The thing that intrigued me most about Northland was learning that it is aged exclusively in ex-Islay casks. Strangely enough, however, they do not clearly state the use of ex-Islay casks for maturation on the label, or even on their website, so I had to reach out to the distillery in order to confirm that I hadn’t just dreamed this fact up. They confirmed that this is indeed the case, but specified that – for trademark reasons – Wolfburn is not allowed to say which distillery on Islay they are sourcing their casks from. However, they do clearly state that Northland is aged in American oak quarter casks, so I think we can be fairly confident in our guesses regarding the identity of the mystery Islay distillery.

It’s worth noting that the use of quarter casks also allows for greater interaction between the spirit and the cask during the aging process. This is because quarter casks (which contain significantly less liquid than the more widely used hogsheads and ex-sherry butts) provide a higher wood surface to liquid ratio. Consequently, even though the whisky that makes up Northland is fairly young, Wolfburn is doing its best to encourage quicker maturation where it can.

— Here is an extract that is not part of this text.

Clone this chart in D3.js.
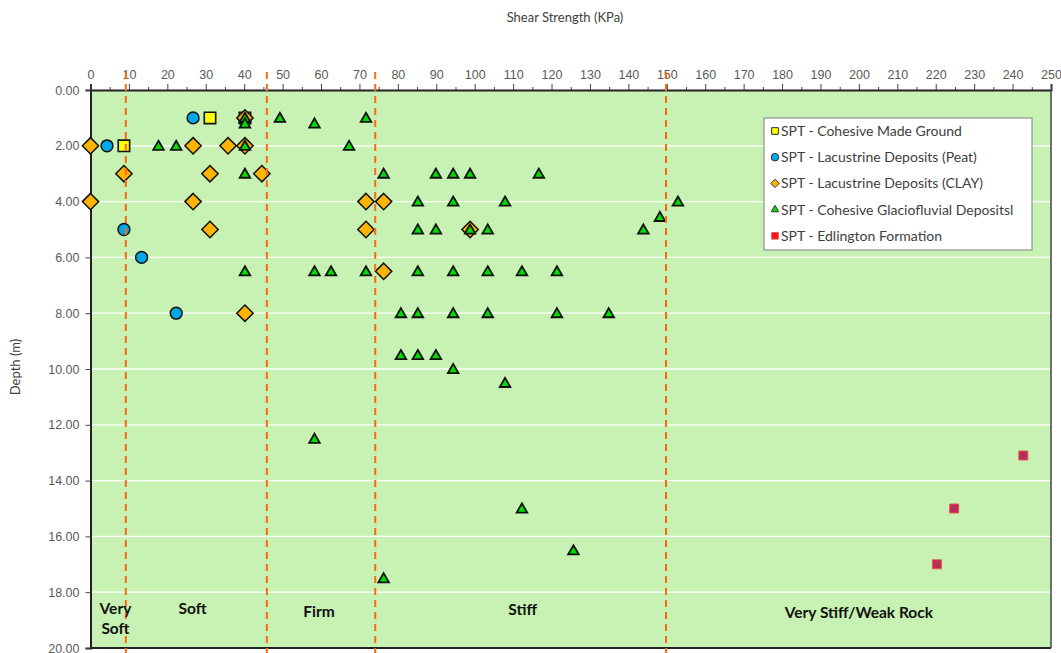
<!DOCTYPE html>
<html lang="en">
<head>
  <meta charset="UTF-8">
  <title>Shear Strength vs Depth</title>
  <script src="https://d3js.org/d3.v7.min.js"></script>
  <style>
    body, html { margin: 0; padding: 0; background: #fff; }
    svg { display: block; font-family: "Lato", "Noto Sans", sans-serif; }
    .tick text { fill: #595959; font-size: 12.5px; }
    .zone-label { font-weight: bold; font-size: 15.5px; fill: #111; }
    .legend-text { font-size: 14px; fill: #404040; }
  </style>
</head>
<body>
  <svg id="chart" width="1061" height="653"></svg>
  <script>
    // data (shear strength kPa, depth m)
    const madeGroundX = [31.1, 8.7, 40.2];
    const madeGroundY = [1.0, 2.0, 1.0];

    const peatX = [26.7, 4.3, 8.7, 13.3, 22.3];
    const peatY = [1.0, 2.0, 5.0, 6.0, 8.0];

    const clayX = [40.2, 0, 26.7, 35.8, 40.2, 8.7, 31.1, 44.6, 0, 26.7, 71.7, 76.3, 31.1, 71.7, 98.8, 76.3, 40.2];
    const clayY = [1.0, 2.0, 2.0, 2.0, 2.0, 3.0, 3.0, 3.0, 4.0, 4.0, 4.0, 4.0, 5.0, 5.0, 5.0, 6.5, 8.0];

    const glacioX = [40.2, 49.3, 71.7, 40.2, 58.3,
      17.7, 22.3, 40.2, 67.3,
      40.2, 76.3, 89.9, 94.4, 98.8, 116.7,
      85.2, 94.4, 107.9, 152.9, 148.2,
      85.2, 89.9, 98.8, 103.4, 143.9,
      40.2, 58.3, 62.6, 71.7, 85.2, 94.4, 103.4, 112.3, 121.4,
      80.8, 85.2, 94.4, 103.4, 121.4, 134.9,
      80.8, 85.2, 89.9, 94.4, 107.9, 58.3, 112.3, 125.7, 76.3];
    const glacioY = [1.0, 1.0, 1.0, 1.2, 1.2,
      2.0, 2.0, 2.0, 2.0,
      3.0, 3.0, 3.0, 3.0, 3.0, 3.0,
      4.0, 4.0, 4.0, 4.0, 4.55,
      5.0, 5.0, 5.0, 5.0, 5.0,
      6.5, 6.5, 6.5, 6.5, 6.5, 6.5, 6.5, 6.5, 6.5,
      8.0, 8.0, 8.0, 8.0, 8.0, 8.0,
      9.5, 9.5, 9.5, 10.0, 10.5, 12.5, 15.0, 16.5, 17.5];

    const edlingtonX = [242.8, 224.8, 220.3];
    const edlingtonY = [13.1, 15.0, 17.0];

    const legendLabels = [
      "SPT - Cohesive Made Ground",
      "SPT - Lacustrine Deposits (Peat)",
      "SPT - Lacustrine Deposits (CLAY)",
      "SPT - Cohesive Glaciofluvial Depositsl",
      "SPT - Edlington Formation"
    ];

    const xTicks = d3.range(0, 251, 10);
    const yTicks = d3.range(0, 21, 2);
    const boundaryX = [9.2, 45.9, 74.1, 149.8];
    const zoneLabels = [
      { text: ["Very", "Soft"], x: 6.5, y: 18.6 },
      { text: ["Soft"], x: 26.6, y: 18.6 },
      { text: ["Firm"], x: 59.5, y: 18.7 },
      { text: ["Stiff"], x: 112.5, y: 18.65 },
      { text: ["Very Stiff/Weak Rock"], x: 200, y: 18.75 }
    ];

    const svg = d3.select("#chart");
    const plotLeft = 90.5, plotRight = 1051, plotTop = 90, plotBottom = 648;

    const x = d3.scaleLinear().domain([0, 250]).range([plotLeft, plotRight]);
    const y = d3.scaleLinear().domain([0, 20]).range([plotTop, plotBottom]);

    // plot background
    svg.append("rect")
      .attr("x", plotLeft).attr("y", plotTop)
      .attr("width", plotRight - plotLeft).attr("height", plotBottom - plotTop)
      .attr("fill", "#c7f2b3");

    // horizontal gridlines
    svg.append("g").selectAll("line")
      .data(yTicks.slice(1, -1))
      .enter().append("line")
      .attr("x1", plotLeft).attr("x2", plotRight)
      .attr("y1", d => y(d)).attr("y2", d => y(d))
      .attr("stroke", "#ffffff").attr("stroke-width", 1.3);

    // top axis with minor ticks
    const xAxis = d3.axisTop(x).tickValues(xTicks).tickFormat(d3.format("d")).tickSize(6).tickPadding(5);
    const gx = svg.append("g").attr("transform", `translate(0,${plotTop})`).call(xAxis);
    gx.select(".domain").attr("stroke", "#222").attr("stroke-width", 2);
    gx.selectAll(".tick line").attr("stroke", "#444");
    svg.append("g").attr("transform", `translate(0,${plotTop})`)
      .call(d3.axisTop(x).tickValues(d3.range(5, 250, 10)).tickFormat("").tickSize(3))
      .call(g => g.select(".domain").remove())
      .selectAll(".tick line").attr("stroke", "#444");

    // left axis
    const yAxis = d3.axisLeft(y).tickValues(yTicks).tickFormat(d3.format(".2f")).tickSize(5).tickPadding(6);
    const gy = svg.append("g").attr("transform", `translate(${plotLeft},0)`).call(yAxis);
    gy.select(".domain").attr("stroke", "#222").attr("stroke-width", 2);
    gy.selectAll(".tick line").attr("stroke", "#444");

    // bottom / right frame
    svg.append("line").attr("x1", plotLeft).attr("x2", plotRight).attr("y1", plotBottom).attr("y2", plotBottom)
      .attr("stroke", "#222").attr("stroke-width", 2);
    svg.append("line").attr("x1", plotRight).attr("x2", plotRight).attr("y1", plotTop).attr("y2", plotBottom)
      .attr("stroke", "#444").attr("stroke-width", 1.5);

    // axis titles
    svg.append("text").attr("x", 565).attr("y", 22).attr("text-anchor", "middle")
      .attr("font-size", 13).attr("fill", "#404040").text("Shear Strength (KPa)");
    svg.append("text").attr("transform", "translate(20,367) rotate(-90)").attr("text-anchor", "middle")
      .attr("font-size", 13).attr("fill", "#404040").text("Depth (m)");

    const zip = (xs, ys) => xs.map((v, i) => ({ x: v, y: ys[i] }));
    const series = [
      { data: zip(madeGroundX, madeGroundY), symbol: d3.symbolSquare, size: 130, fill: "#ffff00", stroke: "#111", sw: 1.6 },
      { data: zip(peatX, peatY), symbol: d3.symbolCircle, size: 110, fill: "#00a8e8", stroke: "#111", sw: 1.5 },
      { data: zip(clayX, clayY), symbol: d3.symbolDiamond2, size: 170, fill: "#ffb400", stroke: "#111", sw: 1.5 },
      { data: zip(glacioX, glacioY), symbol: d3.symbolTriangle2, size: 80, fill: "#00dd00", stroke: "#111", sw: 1.8 },
      { data: zip(edlingtonX, edlingtonY), symbol: d3.symbolSquare, size: 80, fill: "#ff1010", stroke: "#d06060", sw: 1, cross: true }
    ];

    const plot = svg.append("g");
    series.forEach(s => {
      const g = plot.append("g");
      g.selectAll("path")
        .data(s.data)
        .enter().append("path")
        .attr("transform", d => `translate(${x(d.x)},${y(d.y) + (s.symbol === d3.symbolTriangle2 ? 1 : 0)})`)
        .attr("d", d3.symbol(s.symbol, s.size))
        .attr("fill", s.fill).attr("stroke", s.stroke).attr("stroke-width", s.sw);
      if (s.cross) {
        g.selectAll("path.x")
          .data(s.data)
          .enter().append("path").attr("class", "x")
          .attr("transform", d => `translate(${x(d.x)},${y(d.y)})`)
          .attr("d", "M-3.5,-3.5L3.5,3.5M-3.5,3.5L3.5,-3.5")
          .attr("stroke", "#6a4aa8").attr("stroke-width", 1.4).attr("fill", "none");
      }
    });

    // consistency boundaries
    svg.append("g").selectAll("line")
      .data(boundaryX)
      .enter().append("line")
      .attr("x1", d => x(d)).attr("x2", d => x(d))
      .attr("y1", plotTop - 18).attr("y2", plotBottom + 6)
      .attr("stroke", "#ff6a10").attr("stroke-width", 2).attr("stroke-dasharray", "7,5");

    // zone labels
    zoneLabels.forEach(z => {
      const t = svg.append("text").attr("class", "zone-label").attr("text-anchor", "middle")
        .attr("x", x(z.x)).attr("y", y(z.y) + 5);
      z.text.forEach((line, i) => {
        t.append("tspan").attr("x", x(z.x)).attr("dy", i === 0 ? 0 : 20).text(line);
      });
    });

    // legend
    const legend = svg.append("g").attr("transform", "translate(764,118)");
    legend.append("rect").attr("width", 268).attr("height", 132)
      .attr("fill", "#ffffff").attr("stroke", "#7f7f7f").attr("stroke-width", 1);
    const legendSizes = [45, 45, 45, 40, 45];
    series.forEach((s, i) => {
      const row = legend.append("g").attr("transform", `translate(0,${13 + i * 26.2})`);
      row.append("path").attr("transform", "translate(11,0)")
        .attr("d", d3.symbol(s.symbol, legendSizes[i]))
        .attr("fill", s.fill).attr("stroke", s.cross ? "#d06060" : "#333").attr("stroke-width", 1);
      row.append("text").attr("class", "legend-text").attr("x", 17).attr("y", 5).text(legendLabels[i]);
    });
  </script>
</body>
</html>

Wolfburn are also not the only distillery to have embarked on the practice of using ex-Islay casks to age or finish a whisky, yet Northland was the first example of such a whisky that I’ve tasted. It strikes me as an interesting way of producing whiskies that have some degree of peatiness to them, especially given some recent concerns surrounding the long-term sustainability of using peat in whisky-making. This practice could be one way of stretching this precious resource a little bit further.

If being aged in ex-Islay casks doesn’t do quite enough to tantalise your tastebuds, Northland also has a number of other attributes in its favour: it’s bottled at 46% ABV, it’s natural colour, and it’s non-chill filtered. Given that it’s on the younger side, however, at roughly $40 a bottle it’s probably a little on the pricey side to be honest (comparatively: for around $37, I can treat myself to an Old Pulteney 12-year-old).

Wolfburn Northland – Review

Colour: Pale straw.

On the nose: Initially quite delicate. Floral and lemony, with fresh apricots. There’s a note that reminds me of white wine, or perhaps the fermenting, yeasty aroma of pizza dough. Settles into ripe pineapple. There’s a little bit of a dry, dusty note and very gentle woodsmoke lurking in the background.

In the mouth: Initial hints of honey, and some fruity sweetness at the fore. Honeydew melons. There’s a very drying, aromatic wood note that becomes quite dominant fairly quickly, followed by a dark chocolate bitterness. Soft and fairly smooth in texture.

The sense of really having just eaten a square of very dark chocolate lingers in the mouth for quite some time, along with the slightest hint of smoke, and perhaps the faintest hint of coffee.

Interestingly, the aromas that linger in the empty glass lean toward rich caramel, toffee and sweet spiciness, and are unlike the aromas initially detected.


Overall, Northland is a whisky I really enjoyed. While not necessarily one for the hardened peat heads (any smoky flavours in this whisky are very much a gentle afterthought), it presents a broad range of flavours that it felt worth taking the time to savour.

Score: 6/10

I’ll be sad to finish off my bottle, and I’ll likely seek out a replacement before too long. I liked the delicate complexity this whisky presented me with, as well as the subtlety in flavours afforded by the use of ex-Islay casks. It is, perhaps, ever so slightly on the expensive side given that it lacks an age-statement, but I think it is nevertheless an interesting and complex enough whisky that it can just about get away with its asking price.